Israel is expecting the United States to take the lead in pushing the United Nations and other Western countries to impose tougher, new sanctions on Iran following the publication of the incriminating IAEA report.
The report is tentatively scheduled to be published on Tuesday or Wednesday. Some of the sensitive information expected to be revealed in the report is believed to have come from intelligence agencies in the US and the United Kingdom.
Asked whether Israel needs the approval of the United States to launch an attack on Iran, the defense minister said that Israel appreciates and respects the United States and that Washington stands with Israel in many different ways, but that at the end of the day, "Israel is a sovereign state."
The government has been working for years at showing the world that the problem of a nuclear-armed Iran is one that affects the whole world, not just Israel. But Israel is responsible for her own safety and protecting herself, Barak said.

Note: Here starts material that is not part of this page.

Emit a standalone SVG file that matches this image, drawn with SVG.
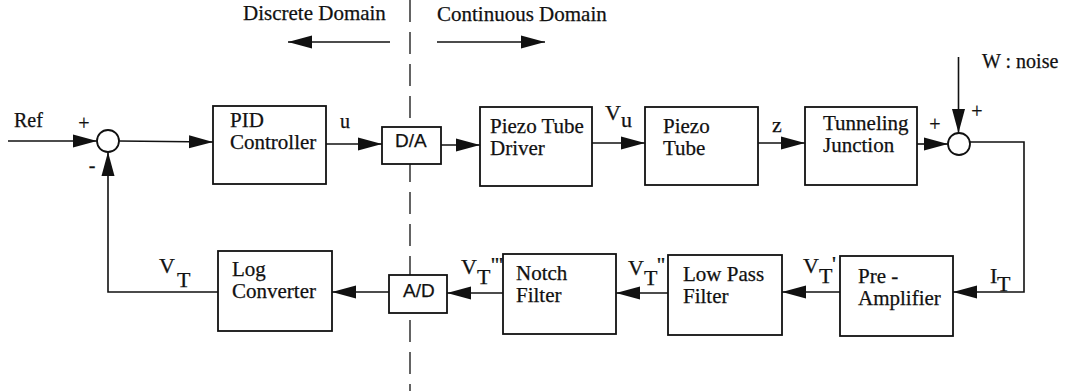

Jerusalem does not want war, he said in the interview, but even if it is drawn into a war against its will, fears of mass casualties are unfounded. "There's no chance in such a situation for 500,000 killed, not 5,000 or even 500 killed."
He added that no decision had been taken regarding a military operation.
One of the consequences of the Arab Spring, the defense minister explained, is that Israel must be able to rely upon itself.
"Israel is the strongest country in the region and it will stay that way," he said.